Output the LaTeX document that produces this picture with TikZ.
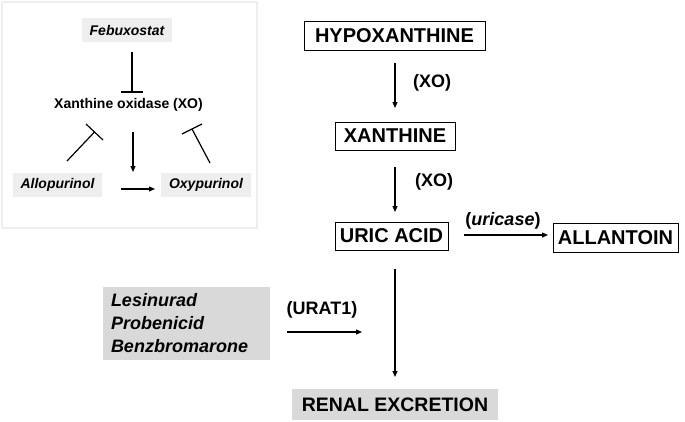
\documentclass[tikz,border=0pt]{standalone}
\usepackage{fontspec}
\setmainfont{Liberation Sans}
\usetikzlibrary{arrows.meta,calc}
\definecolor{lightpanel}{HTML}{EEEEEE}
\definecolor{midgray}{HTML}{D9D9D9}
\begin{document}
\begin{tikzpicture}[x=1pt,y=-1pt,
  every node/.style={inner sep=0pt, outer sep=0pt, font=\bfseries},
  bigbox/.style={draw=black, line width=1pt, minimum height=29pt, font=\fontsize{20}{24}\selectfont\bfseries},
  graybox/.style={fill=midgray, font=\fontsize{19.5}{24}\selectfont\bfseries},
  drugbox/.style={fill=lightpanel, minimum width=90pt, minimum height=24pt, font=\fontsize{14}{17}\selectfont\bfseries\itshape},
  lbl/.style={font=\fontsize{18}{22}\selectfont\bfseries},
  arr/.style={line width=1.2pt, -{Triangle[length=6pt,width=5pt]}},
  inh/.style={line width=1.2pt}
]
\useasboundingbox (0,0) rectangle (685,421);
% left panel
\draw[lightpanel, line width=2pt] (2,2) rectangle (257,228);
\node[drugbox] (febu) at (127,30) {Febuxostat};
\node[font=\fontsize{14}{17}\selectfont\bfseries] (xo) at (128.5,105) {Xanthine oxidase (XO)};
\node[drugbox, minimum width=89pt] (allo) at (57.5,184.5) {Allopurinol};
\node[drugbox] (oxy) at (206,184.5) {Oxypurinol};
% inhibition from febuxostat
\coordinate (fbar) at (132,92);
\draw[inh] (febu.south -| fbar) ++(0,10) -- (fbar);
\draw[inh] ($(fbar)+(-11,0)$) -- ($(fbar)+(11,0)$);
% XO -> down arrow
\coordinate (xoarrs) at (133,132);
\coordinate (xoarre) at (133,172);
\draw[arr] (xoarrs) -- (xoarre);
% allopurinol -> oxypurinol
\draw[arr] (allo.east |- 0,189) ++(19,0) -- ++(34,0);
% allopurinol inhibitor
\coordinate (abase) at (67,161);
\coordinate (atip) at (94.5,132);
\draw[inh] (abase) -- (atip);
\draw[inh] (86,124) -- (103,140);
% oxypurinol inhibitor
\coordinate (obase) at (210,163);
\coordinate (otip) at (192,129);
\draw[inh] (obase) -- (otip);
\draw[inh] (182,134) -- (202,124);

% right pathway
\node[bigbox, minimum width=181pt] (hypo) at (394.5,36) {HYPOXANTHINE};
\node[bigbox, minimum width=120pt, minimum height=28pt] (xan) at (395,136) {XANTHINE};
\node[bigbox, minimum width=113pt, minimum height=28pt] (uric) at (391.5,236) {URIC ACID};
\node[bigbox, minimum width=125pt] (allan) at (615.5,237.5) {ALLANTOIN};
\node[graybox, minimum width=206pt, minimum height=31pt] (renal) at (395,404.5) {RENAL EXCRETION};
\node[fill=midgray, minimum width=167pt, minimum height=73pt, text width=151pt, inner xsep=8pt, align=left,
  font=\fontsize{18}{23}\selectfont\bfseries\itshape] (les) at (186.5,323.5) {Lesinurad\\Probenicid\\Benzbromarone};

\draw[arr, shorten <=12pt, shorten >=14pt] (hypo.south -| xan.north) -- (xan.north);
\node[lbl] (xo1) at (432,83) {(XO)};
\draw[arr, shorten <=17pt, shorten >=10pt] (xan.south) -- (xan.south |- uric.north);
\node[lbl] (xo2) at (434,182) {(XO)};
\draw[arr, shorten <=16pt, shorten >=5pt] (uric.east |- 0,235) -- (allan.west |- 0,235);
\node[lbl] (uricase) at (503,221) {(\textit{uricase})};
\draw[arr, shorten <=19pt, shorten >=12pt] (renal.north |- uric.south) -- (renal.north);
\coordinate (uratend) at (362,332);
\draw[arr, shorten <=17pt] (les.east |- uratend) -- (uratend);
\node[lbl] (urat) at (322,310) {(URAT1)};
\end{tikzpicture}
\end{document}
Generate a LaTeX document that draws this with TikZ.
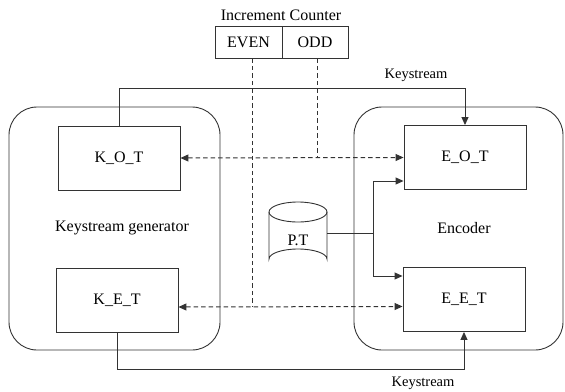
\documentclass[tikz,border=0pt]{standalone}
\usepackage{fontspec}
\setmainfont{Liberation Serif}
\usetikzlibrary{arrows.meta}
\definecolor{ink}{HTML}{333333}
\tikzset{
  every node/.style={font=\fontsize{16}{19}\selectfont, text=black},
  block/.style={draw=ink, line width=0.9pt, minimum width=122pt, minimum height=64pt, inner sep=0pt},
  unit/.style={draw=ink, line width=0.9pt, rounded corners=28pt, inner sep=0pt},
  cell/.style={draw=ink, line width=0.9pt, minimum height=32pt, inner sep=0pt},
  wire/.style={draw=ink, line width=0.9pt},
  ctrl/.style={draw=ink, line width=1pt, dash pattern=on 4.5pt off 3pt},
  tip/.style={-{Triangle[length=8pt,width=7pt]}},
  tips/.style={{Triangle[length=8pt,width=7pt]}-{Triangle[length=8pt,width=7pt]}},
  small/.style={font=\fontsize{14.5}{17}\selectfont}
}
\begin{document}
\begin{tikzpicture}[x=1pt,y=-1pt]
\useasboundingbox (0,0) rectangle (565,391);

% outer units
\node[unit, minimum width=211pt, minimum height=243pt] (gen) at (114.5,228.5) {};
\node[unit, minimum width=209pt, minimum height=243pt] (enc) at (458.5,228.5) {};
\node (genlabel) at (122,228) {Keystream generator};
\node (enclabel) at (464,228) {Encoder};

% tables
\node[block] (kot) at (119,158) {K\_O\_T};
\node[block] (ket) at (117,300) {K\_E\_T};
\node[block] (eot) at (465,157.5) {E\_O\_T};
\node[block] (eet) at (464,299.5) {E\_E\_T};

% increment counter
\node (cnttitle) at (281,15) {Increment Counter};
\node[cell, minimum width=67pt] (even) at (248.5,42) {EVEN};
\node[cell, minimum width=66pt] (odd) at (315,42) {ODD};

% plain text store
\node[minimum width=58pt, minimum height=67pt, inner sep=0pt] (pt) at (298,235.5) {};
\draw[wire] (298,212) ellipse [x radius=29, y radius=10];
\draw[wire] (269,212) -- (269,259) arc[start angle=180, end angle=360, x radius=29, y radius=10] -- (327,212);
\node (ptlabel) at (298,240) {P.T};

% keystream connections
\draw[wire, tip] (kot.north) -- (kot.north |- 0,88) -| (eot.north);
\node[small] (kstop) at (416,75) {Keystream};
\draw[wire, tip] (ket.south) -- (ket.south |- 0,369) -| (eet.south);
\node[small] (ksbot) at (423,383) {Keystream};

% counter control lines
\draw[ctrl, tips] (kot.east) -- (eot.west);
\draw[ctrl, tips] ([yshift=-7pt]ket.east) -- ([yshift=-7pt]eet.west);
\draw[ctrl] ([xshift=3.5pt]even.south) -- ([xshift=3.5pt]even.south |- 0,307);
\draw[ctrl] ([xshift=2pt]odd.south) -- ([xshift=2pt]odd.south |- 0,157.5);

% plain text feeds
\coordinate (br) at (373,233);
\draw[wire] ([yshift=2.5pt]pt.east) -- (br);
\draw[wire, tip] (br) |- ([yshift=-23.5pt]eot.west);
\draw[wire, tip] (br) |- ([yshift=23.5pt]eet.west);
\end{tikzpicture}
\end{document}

■ ■ ■

Exercise prompt:
Exactly as they appear, write out the lines from the one containing "Generate a LaTeX" down to the one containing "(0,0) rectangle (565,391);", both included. Pictures are left out.

Answer:
Generate a LaTeX document that draws this with TikZ.
\documentclass[tikz,border=0pt]{standalone}
\usepackage{fontspec}
\setmainfont{Liberation Serif}
\usetikzlibrary{arrows.meta}
\definecolor{ink}{HTML}{333333}
\tikzset{
  every node/.style={font=\fontsize{16}{19}\selectfont, text=black},
  block/.style={draw=ink, line width=0.9pt, minimum width=122pt, minimum height=64pt, inner sep=0pt},
  unit/.style={draw=ink, line width=0.9pt, rounded corners=28pt, inner sep=0pt},
  cell/.style={draw=ink, line width=0.9pt, minimum height=32pt, inner sep=0pt},
  wire/.style={draw=ink, line width=0.9pt},
  ctrl/.style={draw=ink, line width=1pt, dash pattern=on 4.5pt off 3pt},
  tip/.style={-{Triangle[length=8pt,width=7pt]}},
  tips/.style={{Triangle[length=8pt,width=7pt]}-{Triangle[length=8pt,width=7pt]}},
  small/.style={font=\fontsize{14.5}{17}\selectfont}
}
\begin{document}
\begin{tikzpicture}[x=1pt,y=-1pt]
\useasboundingbox (0,0) rectangle (565,391);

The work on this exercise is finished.